The Natural Prozac
On a fall afternoon in the mid-'80s, I sat on the tweed sofa in my psychiatrist's office, two years after entering therapy, feeling as depressed as I'd ever felt in my life, as she told me that I was one of those people who would always have empty pockets. What she meant, I assumed, was that my depression would forever interfere with my ability to feel fulfilled. What I heard was a life-sentenceI was a depressive.
Then, in 1989, I went to Kripalu Center for Yoga and Health in Lenox, Massachusetts. Though I'd been meditating irregularly since 1970, it was there that I took my first yoga class. The language of the class seemed familiar to me from a brief stint in cognitive therapy. If I could change the way I thought about myself and my life to thinking I wasn't a depressive but a person who sometimes felt depressed, my feelings would follow. In class, we were encouraged to listen to the wisdom of our bodies and to simply be aware of the sensations we felt as we moved into, held, and released an asana. So simple. So radically life-changing. Physically, I felt like Rip Van Winkle, waking up, in my case, after nearly 40 years of sleep.
What was this miracle taking place? I had always been an exercise nut. Why was this particular form of exercise not only making me feel better but changing my life? Within a year, I was no longer taking antidepressants. Six months after that, I was sitting in a workshop, in which the leader asked us to name ourselves. I closed my eyes and without hesitation, named myself "Abundance." What happened to those "always empty pockets?" I still had sad feelings from time to time, but the kind of mind-numbing depression that prevented me from properly putting two shoes in a shoe box or remembering how to fold a bridge chair was now just a story I could tell about how I used to be. If yoga worked so well for me, why weren't shrinks across the nation prescribing it to the millions they were putting on Prozac and other antidepressants, costing Americans $44 billion annually?

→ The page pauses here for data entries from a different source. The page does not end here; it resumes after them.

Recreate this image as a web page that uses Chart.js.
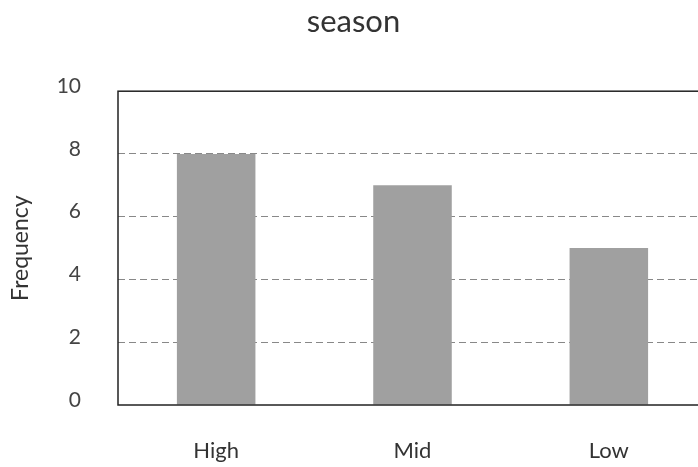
<!DOCTYPE html>
<html>
<head>
<meta charset="utf-8">
<script src="https://cdn.jsdelivr.net/npm/chart.js@4.4.0/dist/chart.umd.min.js"></script>
<style>
    html, body { margin: 0; padding: 0; background: #fff; overflow: hidden; }
    #wrap { width: 698px; height: 467px; overflow: hidden; }
</style>
</head>
<body>
<div id="wrap"><canvas id="barChart" width="720" height="467"></canvas></div>
<script>
const categories = ['High', 'Mid', 'Low'];
const frequency = [8, 7, 5];
const yTicks = [0, 2, 4, 6, 8, 10];

// box round the plot area, like the original
const boxPlugin = {
    id: 'box',
    afterDatasetsDraw(chart) {
        const a = chart.chartArea;
        const ctx = chart.ctx;
        ctx.save();
        ctx.strokeStyle = '#222';
        ctx.lineWidth = 1.5;
        ctx.strokeRect(a.left, a.top, a.right - a.left, a.bottom - a.top);
        ctx.restore();
    }
};

const ctx = document.getElementById('barChart').getContext('2d');
new Chart(ctx, {
    type: 'bar',
    data: {
        labels: categories,
        datasets: [{
            label: 'season',
            data: frequency,
            backgroundColor: '#a0a0a0',
            barPercentage: 0.4,
            categoryPercentage: 1.0
        }]
    },
    options: {
        responsive: false,
        animation: false,
        layout: {padding: {left: 0, right: 13, top: 0, bottom: 0}},
        scales: {
            x: {
                grid: {display: false},
                border: {display: false},
                ticks: {color: '#333', padding: 25, font: {family: 'Lato', size: 22}},
                afterFit: (scale) => { scale.height = 62; }
            },
            y: {
                min: 0,
                max: 10,
                afterBuildTicks: (scale) => { scale.ticks = yTicks.map(v => ({value: v})); },
                grid: {
                    drawTicks: false,
                    color: (c) => (c.tick && (c.tick.value === 0 || c.tick.value === 10)) ? 'rgba(0,0,0,0)' : '#888',
                    lineWidth: 1
                },
                border: {display: false, dash: [7, 4]},
                ticks: {color: '#444', padding: 37, labelOffset: -5, font: {family: 'Lato', size: 21}},
                title: {display: true, text: 'Frequency', color: '#333', font: {family: 'Lato', size: 23}, padding: {top: 7, bottom: 0}},
                afterFit: (scale) => { scale.width = 118; }
            }
        },
        plugins: {
            legend: {display: false},
            tooltip: {enabled: false},
            title: {
                display: true,
                text: 'season',
                color: '#333',
                font: {family: 'Lato', size: 31, weight: 'normal'},
                padding: {top: 3, bottom: 51}
            }
        }
    },
    plugins: [boxPlugin]
});
</script>
</body>
</html>
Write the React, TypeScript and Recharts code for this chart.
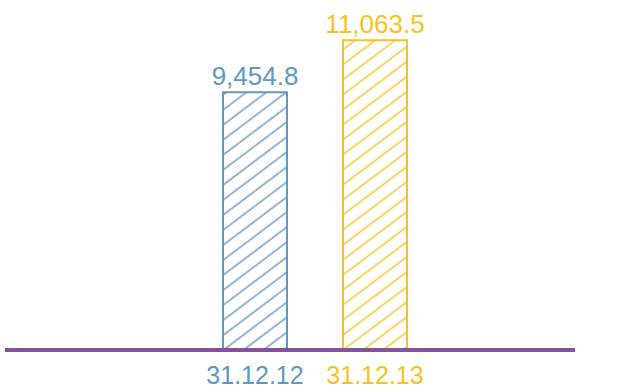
import React from 'react';
import { BarChart, Bar, XAxis, YAxis, Cell, LabelList } from 'recharts';

const categories = ['31.12.12', '31.12.13'];
const values = [9454.8, 11063.5];
const valueLabels = ['9,454.8', '11,063.5'];
const colors = ['#6098c4', '#f7c31e'];
const patternIds = ['hatchBlue', 'hatchYellow'];

const data = categories.map((c, i) => ({ name: c, value: values[i], label: valueLabels[i] }));

const FONT = '"Liberation Sans", Arial, sans-serif';

const Tick = (props: any) => {
  const { x, y, payload, index } = props;
  return (
    <text x={x} y={y + 26} textAnchor="middle" fill={colors[index % colors.length]} fontSize={25} fontFamily={FONT}>
      {payload.value}
    </text>
  );
};

const ValueLabel = (props: any) => {
  const { x, y, width, index } = props;
  return (
    <text x={x + width / 2} y={y - 7} textAnchor="middle" fill={colors[index]} fontSize={26} fontFamily={FONT}>
      {valueLabels[index]}
    </text>
  );
};

export default function App() {
  return (
    <div style={{ position: 'absolute', left: 0, top: 0, width: 619, height: 390, background: '#fff' }}>
      <BarChart width={619} height={390} data={data} margin={{ top: 26, right: 44, left: 5, bottom: 0 }}>
        <defs>
          {colors.map((c, i) => (
            <pattern key={i} id={patternIds[i]} patternUnits="userSpaceOnUse" width={12} height={12} patternTransform="rotate(-37)">
              <line x1={0} y1={6} x2={12} y2={6} stroke={c} strokeWidth={1.4} />
            </pattern>
          ))}
        </defs>
        <YAxis hide domain={[1500, 11500]} type="number" allowDataOverflow />
        <XAxis
          dataKey="name"
          height={40}
          padding={{ left: 190, right: 140 }}
          axisLine={{ stroke: '#884ea0', strokeWidth: 4 }}
          tickLine={false}
          tick={<Tick />}
          interval={0}
        />
        <Bar dataKey="value" barSize={64} isAnimationActive={false} strokeWidth={2}>
          {data.map((d, i) => (
            <Cell key={i} fill={`url(#${patternIds[i]})`} stroke={colors[i]} />
          ))}
          <LabelList dataKey="label" content={<ValueLabel />} />
        </Bar>
      </BarChart>
    </div>
  );
}
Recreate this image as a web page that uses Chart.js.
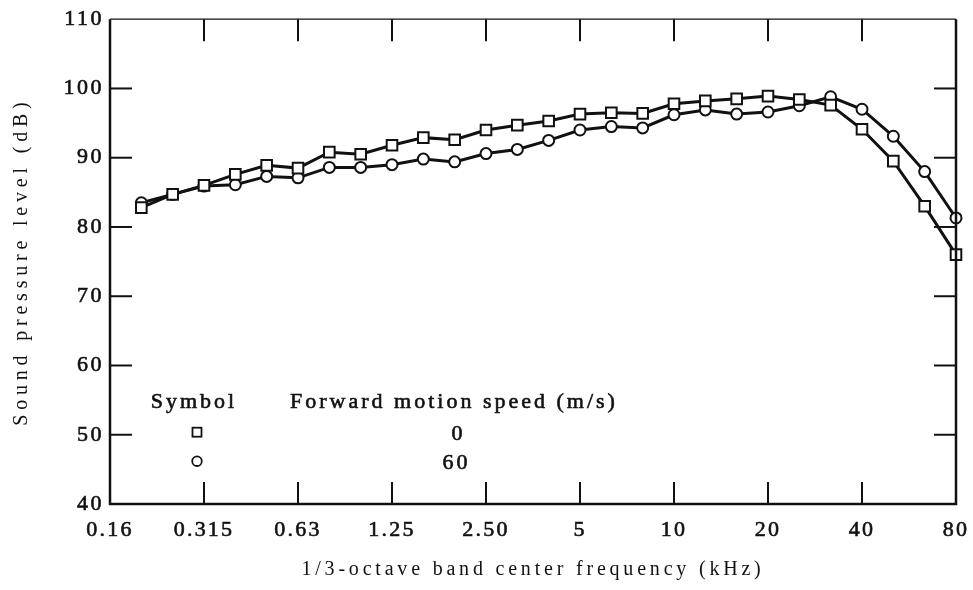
<!DOCTYPE html>
<html>
<head>
<meta charset="utf-8">
<script src="https://cdn.jsdelivr.net/npm/chart.js@4/dist/chart.umd.min.js"></script>
<style>
html,body{margin:0;padding:0;background:#fff;}
#wrap{width:973px;height:590px;position:relative;}
</style>
</head>
<body>
<div id="wrap"><canvas id="c" width="973" height="590"></canvas></div>
<script>
// 1/3-octave band centre frequencies (kHz); first entry is the axis origin
const bands = ['0.16','0.2','0.25','0.315','0.4','0.5','0.63','0.8','1','1.25','1.6','2','2.50','3.15','4','5','6.3','8','10','12.5','16','20','25','31.5','40','50','63','80'];
// Sound pressure level (dB), forward motion speed 0 m/s (squares)
const spl0 = [null,82.8,84.7,86.0,87.6,88.9,88.5,90.8,90.5,91.8,92.9,92.6,94.0,94.7,95.3,96.3,96.5,96.4,97.8,98.2,98.5,98.9,98.4,97.6,94.1,89.5,83.0,76.0];
// Sound pressure level (dB), forward motion speed 60 m/s (circles)
const spl60 = [null,83.5,84.7,85.9,86.1,87.3,87.1,88.6,88.6,89.0,89.8,89.4,90.6,91.2,92.5,94.0,94.5,94.3,96.2,96.9,96.3,96.6,97.5,98.8,97.0,93.1,88.0,81.3];
// Tick labels
const xTickLabels = ['0.16','0.315','0.63','1.25','2.50','5','10','20','40','80'];
const yTicks = [40,50,60,70,80,90,100,110];
const legendTitle = ['Symbol','Forward motion speed (m/s)'];
const legendSpeeds = ['0','60'];

const SERIF = '"Liberation Serif", "DejaVu Serif", serif';
const INK = '#111';

// letter spacing of the printed typeface, per scale element
const SPACING = { x: { title: '3.8px', labels: '2.2px' }, y: { title: '4.8px', labels: '2.5px' } };
const SP = (Chart.Scale || Object.getPrototypeOf(Chart.registry.getScale('linear'))).prototype;
const origTitle = SP.drawTitle, origLabels = SP.drawLabels;
SP.drawTitle = function (...args) {
  const c = this.ctx; c.save();
  c.letterSpacing = (SPACING[this.id] || {}).title || '0px';
  origTitle.apply(this, args); c.restore();
};
SP.drawLabels = function (...args) {
  const c = this.ctx; c.save();
  c.letterSpacing = (SPACING[this.id] || {}).labels || '0px';
  origLabels.apply(this, args); c.restore();
};

const framePlugin = {
  id: 'frame',
  afterDatasetsDraw(chart) {
    const ctx = chart.ctx;
    const a = chart.chartArea;
    const xs = chart.scales.x, ys = chart.scales.y;
    ctx.save();
    ctx.strokeStyle = INK;
    ctx.lineCap = 'butt';
    // frame
    ctx.lineWidth = 1.2;
    ctx.beginPath(); ctx.moveTo(a.left, a.top); ctx.lineTo(a.right, a.top); ctx.stroke();
    ctx.lineWidth = 2.5;
    ctx.beginPath();
    ctx.moveTo(a.left, a.top); ctx.lineTo(a.left, a.bottom); ctx.lineTo(a.right, a.bottom); ctx.lineTo(a.right, a.top);
    ctx.stroke();
    // inner ticks on y (left & right)
    const tl = 22;
    ctx.lineWidth = 2;
    yTicks.slice(1, -1).forEach(v => {
      const y = ys.getPixelForValue(v);
      ctx.beginPath(); ctx.moveTo(a.left, y); ctx.lineTo(a.left + tl, y); ctx.stroke();
      ctx.beginPath(); ctx.moveTo(a.right, y); ctx.lineTo(a.right - tl, y); ctx.stroke();
    });
    // inner ticks on x (top & bottom)
    xTickLabels.slice(1, -1).forEach(l => {
      const x = xs.getPixelForValue(bands.indexOf(l));
      ctx.beginPath(); ctx.moveTo(x, a.bottom); ctx.lineTo(x, a.bottom - tl); ctx.stroke();
      ctx.beginPath(); ctx.moveTo(x, a.top); ctx.lineTo(x, a.top + tl); ctx.stroke();
    });
    // legend box
    const sp = 3;
    ctx.letterSpacing = sp + 'px';
    ctx.fillStyle = INK;
    ctx.font = '22px ' + SERIF;
    ctx.textBaseline = 'alphabetic';
    ctx.lineWidth = 0.6;
    const txt = (s, x, y) => { ctx.fillText(s, x, y); ctx.strokeText(s, x, y); };
    const mx = a.left + 87;
    const base = a.top + 389;
    ctx.textAlign = 'center';
    txt(legendTitle[0], a.left + 82.5 + sp / 2, base);
    ctx.textAlign = 'left';
    txt(legendTitle[1], a.left + 180, base);
    ctx.textAlign = 'center';
    txt(legendSpeeds[0], a.left + 347 + sp / 2, base + 31.5);
    txt(legendSpeeds[1], a.left + 345 + sp / 2, base + 60.5);
    ctx.lineWidth = 1.8;
    ctx.strokeRect(mx - 4.5, base + 24 - 4.5, 9, 9);
    ctx.beginPath(); ctx.arc(mx, base + 53, 4.8, 0, Math.PI * 2); ctx.stroke();
    ctx.restore();
  }
};

new Chart(document.getElementById('c'), {
  type: 'line',
  data: {
    labels: bands,
    datasets: [
      {
        label: '0 m/s', data: spl0,
        borderColor: INK, borderWidth: 3,
        pointStyle: 'rect', pointRadius: 7.5, pointBorderWidth: 2,
        pointBackgroundColor: '#fff', pointBorderColor: INK,
        tension: 0, spanGaps: false
      },
      {
        label: '60 m/s', data: spl60,
        borderColor: INK, borderWidth: 3,
        pointStyle: 'circle', pointRadius: 5.5, pointBorderWidth: 2,
        pointBackgroundColor: '#fff', pointBorderColor: INK,
        tension: 0, spanGaps: false
      }
    ]
  },
  options: {
    responsive: false,
    animation: false,
    events: [],
    layout: { padding: { top: 19, right: 17, left: 0, bottom: 0 } },
    plugins: { legend: { display: false }, tooltip: { enabled: false } },
    scales: {
      x: {
        type: 'category',
        offset: false,
        grid: { display: false, drawTicks: false },
        border: { display: false },
        ticks: {
          autoSkip: false, maxRotation: 0, padding: 13,
          color: INK, font: { family: SERIF, size: 22 },
          textStrokeColor: INK, textStrokeWidth: 0.6,
          callback: function(v, i) { const l = bands[i]; return xTickLabels.includes(l) ? l : ''; }
        },
        title: {
          display: true, text: '1/3-octave band center frequency (kHz)',
          color: INK, font: { family: SERIF, size: 20 },
          padding: { top: 4, bottom: 8 }
        },
        afterFit(s) { s.height = 86; s.paddingLeft = 0; s.paddingRight = 0; }
      },
      y: {
        min: 40, max: 110,
        afterBuildTicks(s) { s.ticks = yTicks.map(v => ({ value: v })); },
        grid: { display: false, drawTicks: false },
        border: { display: false },
        ticks: {
          padding: 6, color: INK, font: { family: SERIF, size: 22 },
          textStrokeColor: INK, textStrokeWidth: 0.6
        },
        title: {
          display: true, text: 'Sound pressure level (dB)',
          color: INK, font: { family: SERIF, size: 20 },
          padding: { top: 10, bottom: 4 }
        },
        afterFit(s) { s.width = 110; }
      }
    }
  },
  plugins: [framePlugin]
});
</script>
</body>
</html>
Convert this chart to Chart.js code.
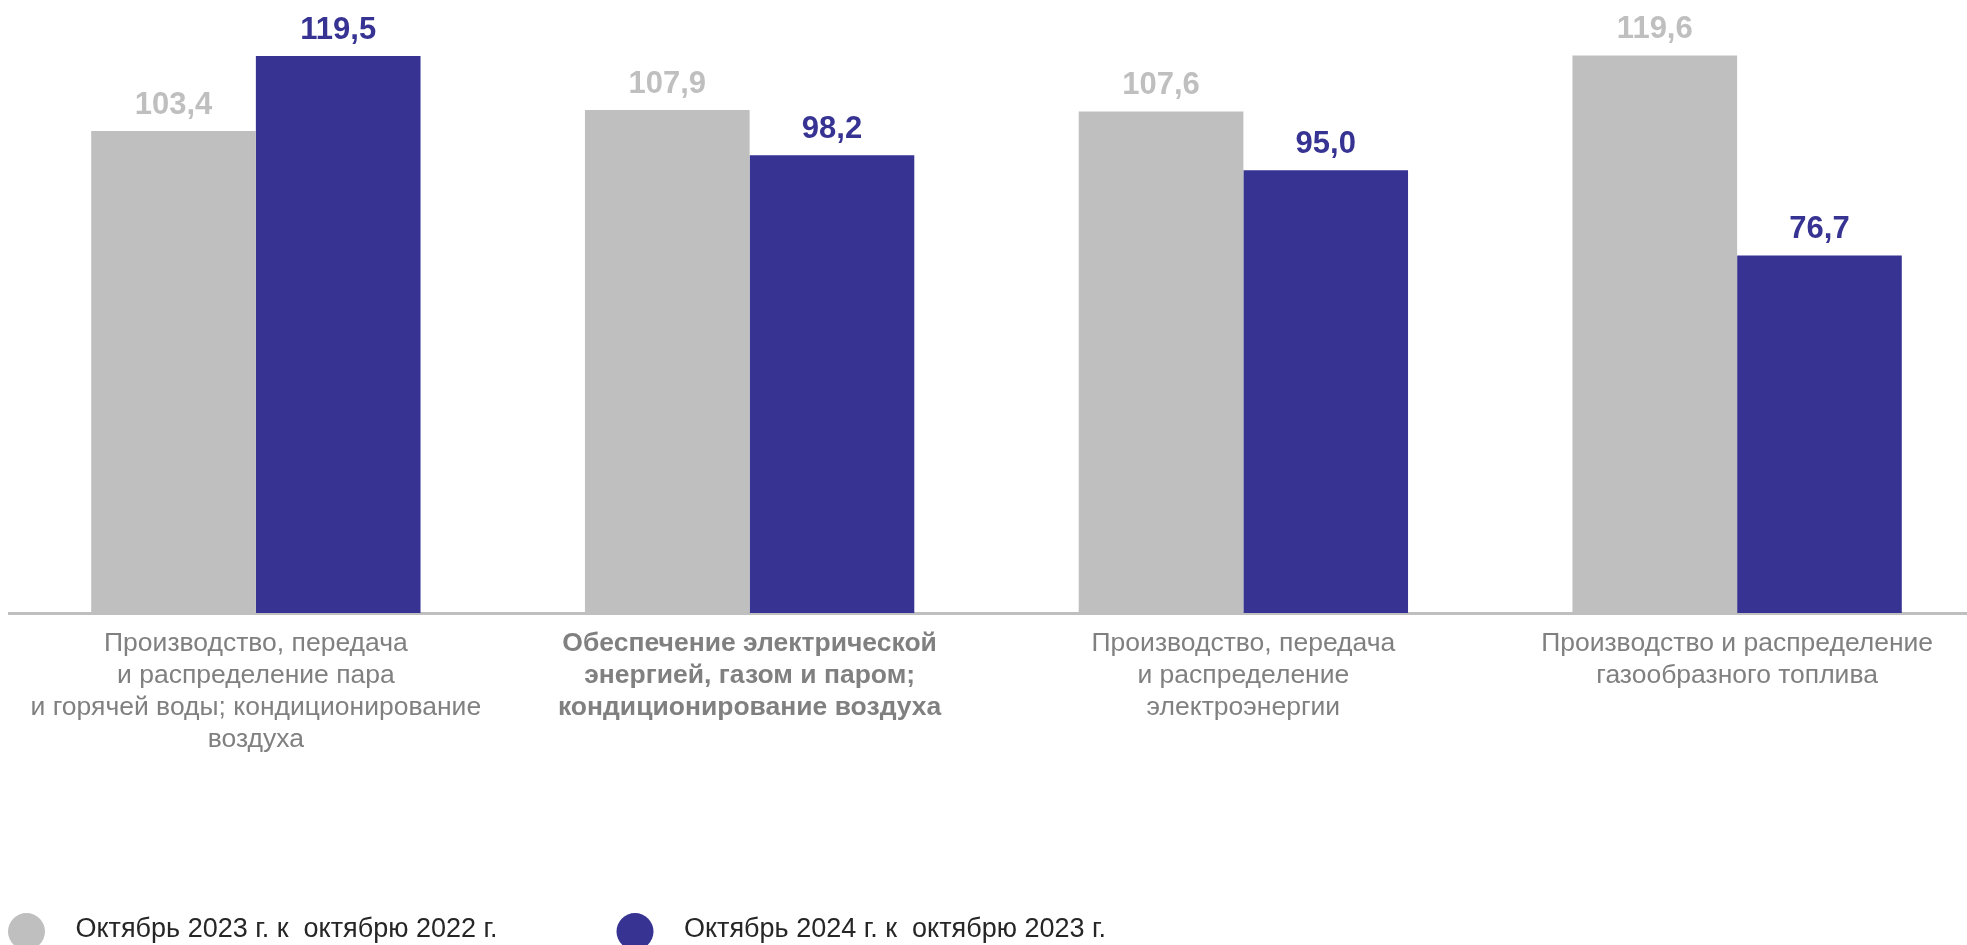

There are billions to be made by the pharmaceutical industry with the promotion of the concept that what ails us is our brain chemistry, and if we take a pill, we'll be okay. Actually, for some of us, this may be true. A pill like Prozac or one of the other selective serotonin re-uptake inhibitors (SSRIs) can increase the amount of serotonin in our brains, and we may feel better.
But what's wrong with this picture? Why are so many of us allegedly serotonin deficient? Research with rhesus monkeys has clearly demonstrated that early trauma, such as separation from the mother, actually changes brain chemistry. Studies have also shown that stress itself, including the stress of social separation, affects the balance of serotonin in the brain. Could it be that the stressors inherent in our modern culture are the source of an international serotonin deficiency, causing depression in epidemic proportions? "Many of us, it seems, at the fin de siËcle, live deeply disconnected from our well-springs of meaning and purpose, our vitality and authenticity," says psychotherapist and yogi Stephen Cope, author of the book Yoga and the Quest for the True Self (Bantam, 1999). Certainly, our postmodern culture has created a widespread emotional impoverishment. Since World War II, depression and suicide among adolescents has more than tripled. Even more startling evidence of our suffering is found in a study published in 1994, which determined that among people between the ages of 18 and 54, nearly half had suffered from a serious psychiatric illness.